Since 1993, it has an official status in Aran Valley (a comarca in Catalonia, Spain) with the title Montanhes Araneses. It has been the official anthem of Toulouse FC since August 6, 2010.

It is also popular in the High Aragon (Spain) with the name of Aqueras montanyas or Aqueras montañas, sung in Aragonese, with similar lyrics. It was compiled by the Aragonese group Biella Nuei and later sung, among others, by the singer-songwriter José Antonio Labordeta.

Se Canta is often regarded as the unofficial anthem of all Occitania and most people living in that region know the words to the first verse and chorus even if they are not native Occitan speakers themselves.

Notable occasions on which it has been sung include the opening ceremony of the 2006 Winter Olympics in Turin on 10 February 2006 (by L'Ange Gardien Chorus), and in the French National Assembly on 3 June 2003 (by Jean Lassalle, in protest at a perceived slight on the Pyrenean village of Urdos by Minister of the Interior Nicolas Sarkozy).

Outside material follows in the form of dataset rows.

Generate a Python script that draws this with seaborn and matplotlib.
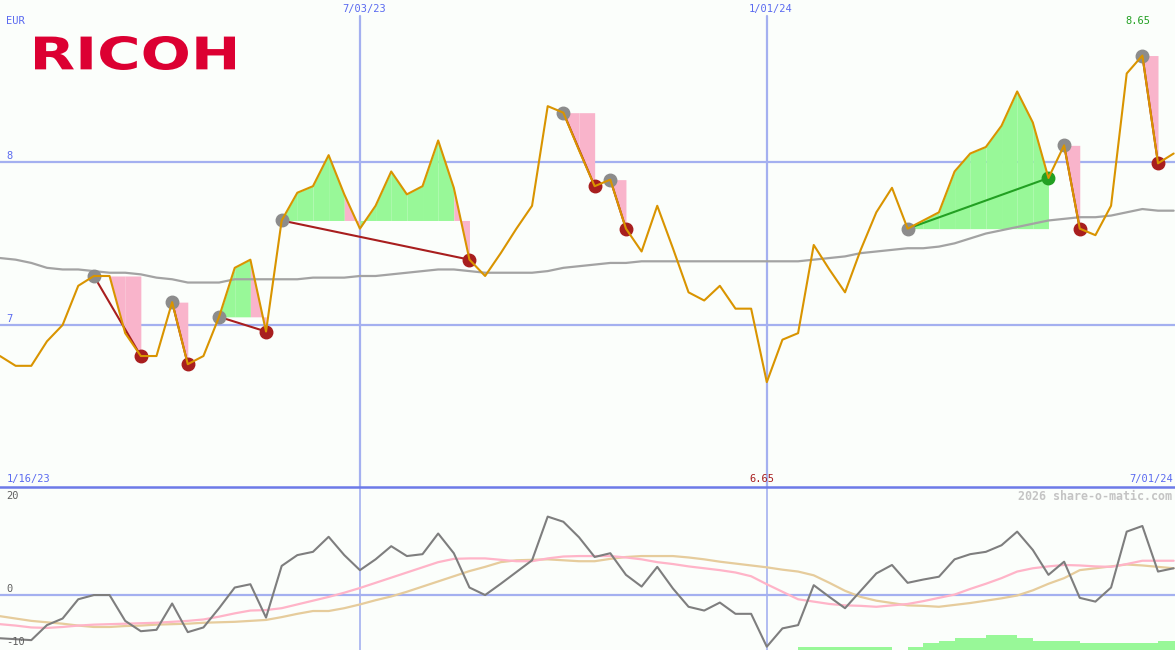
import matplotlib
matplotlib.use("Agg")
import matplotlib.pyplot as plt
import matplotlib.dates as mdates
from matplotlib.font_manager import FontProperties
from matplotlib.patches import PathPatch
from matplotlib.textpath import TextPath
from matplotlib.transforms import Affine2D
import pandas as pd
import seaborn as sns

W, H = 1175, 650

# weekly closes, Ricoh in EUR
weeks = pd.date_range("2023-01-23", periods=76, freq="7D")

close = [6.81, 6.75, 6.75, 6.90, 7.00, 7.24, 7.30, 7.30, 6.95, 6.81,
         6.81, 7.14, 6.76, 6.81, 7.05, 7.35, 7.40, 6.96, 7.64, 7.81,
         7.85, 8.04, 7.80, 7.59, 7.73, 7.94, 7.80, 7.85, 8.13, 7.84,
         7.40, 7.30, 7.44, 7.59, 7.73, 8.34, 8.30, 8.07, 7.85, 7.89,
         7.59, 7.45, 7.73, 7.47, 7.20, 7.15, 7.24, 7.10, 7.10, 6.65,
         6.91, 6.95, 7.49, 7.34, 7.20, 7.46, 7.69, 7.84, 7.59, 7.64,
         7.69, 7.94, 8.05, 8.09, 8.22, 8.43, 8.24, 7.90, 8.10, 7.59,
         7.55, 7.73, 8.54, 8.65, 7.99, 8.05]

avg_line = [7.41, 7.40, 7.38, 7.35, 7.34, 7.34, 7.33, 7.32, 7.32, 7.31,
            7.29, 7.28, 7.26, 7.26, 7.26, 7.28, 7.28, 7.28, 7.28, 7.28,
            7.29, 7.29, 7.29, 7.30, 7.30, 7.31, 7.32, 7.33, 7.34, 7.34,
            7.33, 7.32, 7.32, 7.32, 7.32, 7.33, 7.35, 7.36, 7.37, 7.38,
            7.38, 7.39, 7.39, 7.39, 7.39, 7.39, 7.39, 7.39, 7.39, 7.39,
            7.39, 7.39, 7.40, 7.41, 7.42, 7.44, 7.45, 7.46, 7.47, 7.47,
            7.48, 7.50, 7.53, 7.56, 7.58, 7.60, 7.62, 7.64, 7.65, 7.66,
            7.66, 7.67, 7.69, 7.71, 7.70, 7.70]

# trades: index of entry and exit week
trade_start = [6, 11, 14, 18, 36, 39, 58, 68, 73]
trade_end = [9, 12, 17, 30, 38, 40, 67, 69, 74]

momentum = [-9.2, -9.4, -9.6, -6.4, -5.0, -0.9, 0.0, 0.0, -5.5, -7.7,
            -7.4, -1.8, -7.9, -6.9, -2.8, 1.6, 2.3, -4.8, 6.2, 8.5,
            9.2, 12.4, 8.5, 5.3, 7.6, 10.4, 8.3, 8.7, 13.1, 8.9,
            1.6, 0.0, 2.4, 4.9, 7.4, 16.7, 15.6, 12.3, 8.1, 8.9,
            4.3, 1.8, 6.0, 1.4, -2.5, -3.3, -1.6, -4.0, -4.0, -11.0,
            -7.1, -6.4, 2.1, -0.4, -2.8, 0.9, 4.6, 6.4, 2.6, 3.3,
            3.9, 7.6, 8.7, 9.2, 10.6, 13.5, 9.6, 4.3, 7.1, -0.6,
            -1.4, 1.6, 13.5, 14.7, 5.0, 5.7]

mom_fast = [-6.2, -6.5, -6.9, -7.0, -6.8, -6.5, -6.3, -6.2, -6.1, -6.0,
            -5.9, -5.7, -5.5, -5.2, -4.6, -3.9, -3.3, -3.2, -2.8, -2.0,
            -1.2, -0.4, 0.5, 1.5, 2.6, 3.7, 4.8, 5.9, 7.0, 7.7,
            7.8, 7.8, 7.5, 7.2, 7.2, 7.8, 8.2, 8.3, 8.3, 8.3,
            8.0, 7.6, 7.0, 6.6, 6.1, 5.7, 5.3, 4.8, 4.0, 2.3,
            0.7, -0.9, -1.4, -1.9, -2.2, -2.3, -2.5, -2.2, -1.9, -1.3,
            -0.6, 0.1, 1.3, 2.4, 3.6, 5.0, 5.7, 6.1, 6.4, 6.3,
            6.1, 6.0, 6.6, 7.3, 7.3, 7.3]

mom_slow = [-4.5, -5.0, -5.5, -5.8, -6.1, -6.5, -6.8, -6.8, -6.6, -6.5,
            -6.3, -6.2, -6.1, -5.9, -5.8, -5.7, -5.5, -5.3, -4.7, -4.0,
            -3.4, -3.4, -2.8, -2.0, -1.1, -0.3, 0.7, 1.8, 2.9, 4.0,
            5.1, 6.0, 7.0, 7.4, 7.5, 7.6, 7.4, 7.2, 7.2, 7.7,
            8.1, 8.3, 8.3, 8.3, 8.0, 7.6, 7.1, 6.7, 6.3, 5.9,
            5.4, 5.0, 4.2, 2.6, 0.9, -0.4, -1.2, -1.7, -2.2, -2.3,
            -2.5, -2.1, -1.7, -1.2, -0.7, -0.1, 1.0, 2.4, 3.6, 5.3,
            5.7, 6.1, 6.5, 6.3, 6.0, 5.7]

hist = [0, 0, 0, 0, 0, 0, 0, 0, 0, 0,
        0, 0, 0, 0, 0, 0, 0, 0, 0, 0,
        0, 0, 0, 0, 0, 0, 0, 0, 0, 0,
        0, 0, 0, 0, 0, 0, 0, 0, 0, 0,
        0, 0, 0, 0, 0, 0, 0, 0, 0, 0,
        0, 0.7, 0.7, 0.7, 0.7, 0.7, 0.7, 0, 0.7, 1.4,
        2.0, 2.6, 2.6, 3.2, 3.2, 2.6, 2.0, 2.0, 2.0, 1.4,
        1.4, 1.4, 1.4, 1.4, 2.0, 2.0]

vlines = ["2023-07-03", "2024-01-01"]

BG = "#fbfefb"
GRID = "#a4b0f0"
SEP = "#6c7ae8"
BLUE_TXT = "#5a6af0"
ORANGE = "#d99400"
LOSS = "#a81e1e"
WIN = "#22a022"
PINK = "#f9b4cb"
GREEN = "#98f898"

sns.set_style("white")
plt.rcParams["font.family"] = ["DejaVu Sans Mono", "DejaVu Sans"]

fig = plt.figure(figsize=(W / 100, H / 100), dpi=100, facecolor=BG)
ax = fig.add_axes([0, 163 / H, 1, 487 / H])
ax2 = fig.add_axes([0, 0, 1, 163 / H])

x = mdates.date2num(weeks)
xlim = (x[0], x[0] + 525.6)
low2 = -11.7

for a in (ax, ax2):
    a.set_facecolor(BG)
    a.set_xlim(*xlim)
    a.set_xticks([])
    a.set_yticks([])
    for s in a.spines.values():
        s.set_visible(False)
ax.set_ylim(6.008, 8.99)
ax2.set_ylim(low2, 23.0)

# price panel
for lvl in (8, 7):
    ax.axhline(lvl, color=GRID, lw=1.6, zorder=1)
for d in vlines:
    xd = mdates.date2num(pd.Timestamp(d))
    ax.axvline(xd, ymax=1 - 16 / 487, color=GRID, lw=1.6, zorder=1)
    ax2.axvline(xd, color=GRID, lw=1.2, zorder=1)

for s, e in zip(trade_start, trade_end):
    base = close[s]
    for j in range(s, e):
        col = GREEN if close[j + 1] >= base else PINK
        ax.fill_between(x[j:j + 2], close[j:j + 2], base, color=col, lw=0,
                        antialiased=False, zorder=2)

sns.lineplot(x=x, y=avg_line, ax=ax, color="#a3a3a3", lw=1.6, zorder=3)

for s, e in zip(trade_start, trade_end):
    won = close[e] > close[s]
    c = WIN if won else LOSS
    ax.plot([x[s], x[e]], [close[s], close[e]], color=c, lw=1.5, zorder=4)
    ax.plot(x[s], close[s], "o", ms=9, color="#8c8c8c", zorder=5)
    ax.plot(x[e], close[e], "o", ms=9, color=c, zorder=5)

sns.lineplot(x=x, y=close, ax=ax, color=ORANGE, lw=1.5, zorder=6)

# indicator panel
ax2.axhline(0, color=GRID, lw=1.6, zorder=1)
ax2.bar(x, hist, width=7, bottom=low2, align="edge", color=GREEN, lw=0,
        antialiased=False, zorder=2)
sns.lineplot(x=x, y=mom_slow, ax=ax2, color="#e6cc9c", lw=1.6, zorder=3)
sns.lineplot(x=x, y=mom_fast, ax=ax2, color="#ffb4c8", lw=1.6, zorder=3)
sns.lineplot(x=x, y=momentum, ax=ax2, color="#7e7e7e", lw=1.5, zorder=4)
ax2.spines["top"].set_visible(True)
ax2.spines["top"].set_color(SEP)
ax2.spines["top"].set_linewidth(1.8)


def label(px, py, txt, color=BLUE_TXT, ha="left", size=7.5, **kw):
    fig.text(px / W, 1 - py / H, txt, color=color, ha=ha, va="center", fontsize=size, **kw)


label(6, 21, "EUR")
label(364, 9, "7/03/23", ha="center")
label(771, 9, "1/01/24", ha="center")
label(1138, 21, "8.65", color=WIN, ha="center")
label(6, 156, "8")
label(6, 319, "7")
label(7, 479, "1/16/23")
label(762, 479, "6.65", color=LOSS, ha="center")
label(1173, 479, "7/01/24", ha="right")
label(1172, 496, "2026 share-o-matic.com", color="#c4c4c4", ha="right", size=8.4, fontweight="bold")
label(6, 496, "20", color="#606060")
label(6, 589, "0", color="#606060")
label(6, 642, "-10", color="#606060")

# logo drawn as a path scaled to its box in pixels
tp = TextPath((0, 0), "RICOH", size=100, prop=FontProperties(family="DejaVu Sans", weight="bold"))
bb = tp.get_extents()
tr = Affine2D().translate(-bb.x0, -bb.y0).scale(200 / bb.width, 34 / bb.height).translate(35, H - 70)
fig.add_artist(PathPatch(tp, transform=tr, color="#dc0032", lw=0))

fig.savefig("out.png", dpi=100, facecolor=BG)
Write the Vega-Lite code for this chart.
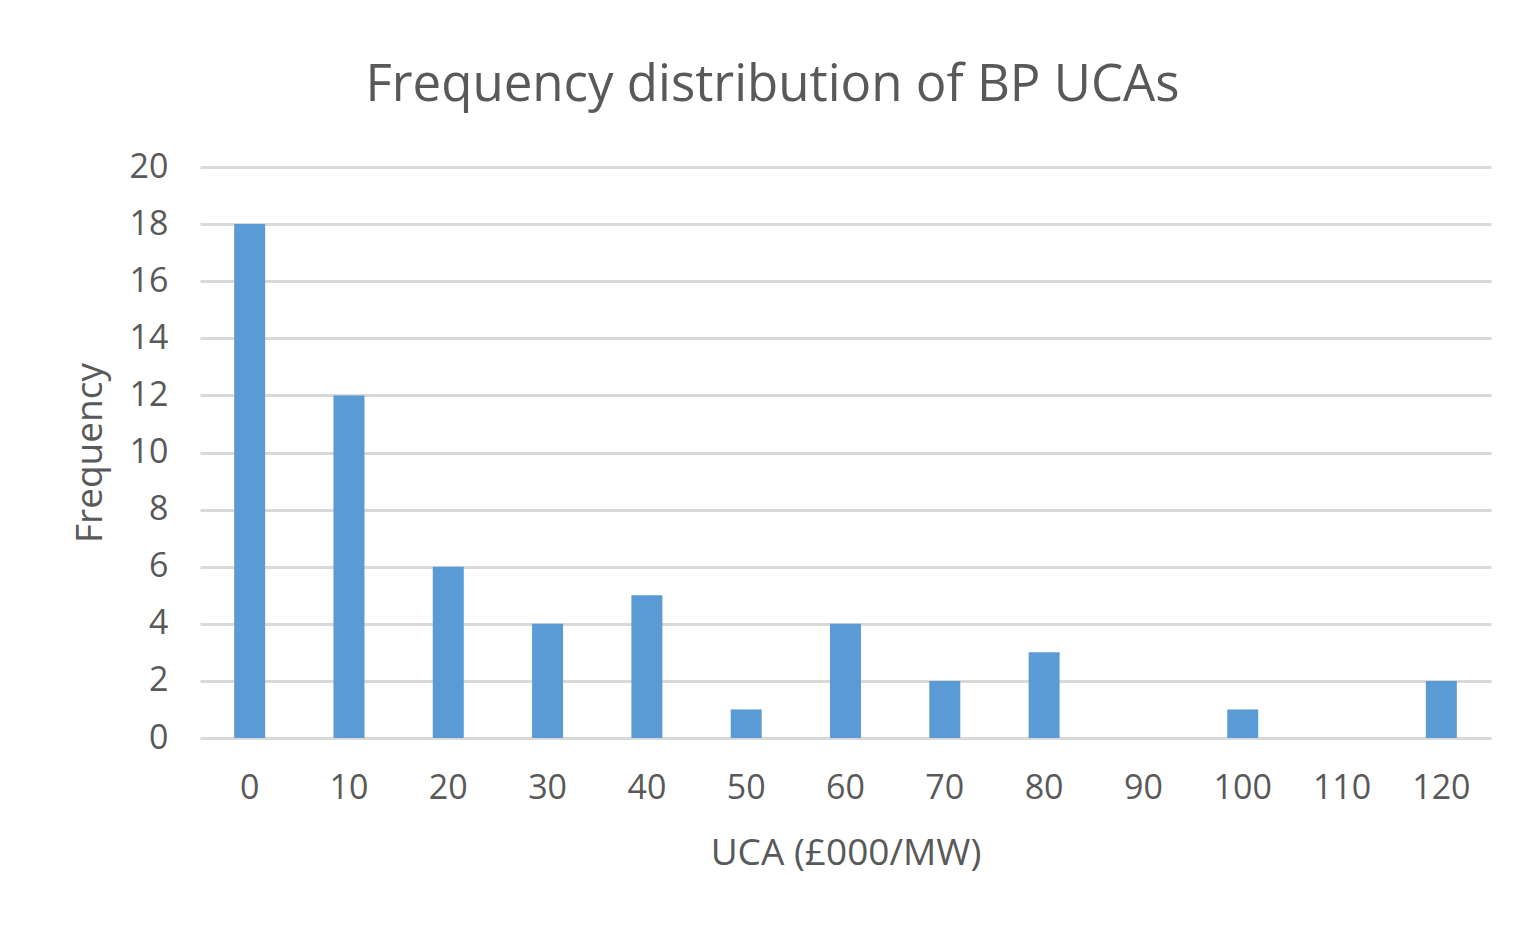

Se Canta was commercially covered by a number of singers and bands, among which are Lou Dalfin, Patric, André Dassary, Charé Moulâ, Calabrun (from Germany), Jean-Bernard Plantevin, Coriandre, Tòni de l'Ostal, Biella Nuei (Aragón), Crestian Almergue e lo Grop Tèst, Corrou de Berra and Dorothée.

==Lyrics==
The lyrics of the song are in the Occitan language. Lo Panoccinari, the most comprehensive Occitan dictionary, documents one hundred and fifty-six versions of Se Canta from Languedoc, Provence, Auvergne, Gascony, and Limousin. On 9 February 2002, the almond tree near the Nîmes fountain that is mentioned in several verses was replanted after its famous predecessor died. Although most texts are linked to the original Febusian poem, not all are: the shepherd and wedding versions, for instance, have different themes despite a common tune. Between brackets are the odd extra verses that can be heard but are not part of the regular lyrics. The lyrics are the 2nd oldest for an anthem of a country or cultural region: only the Kimigayo, the national anthem of Japan, has older lyrics; the third oldest is the anthem of the Netherlands, Wilhelmus.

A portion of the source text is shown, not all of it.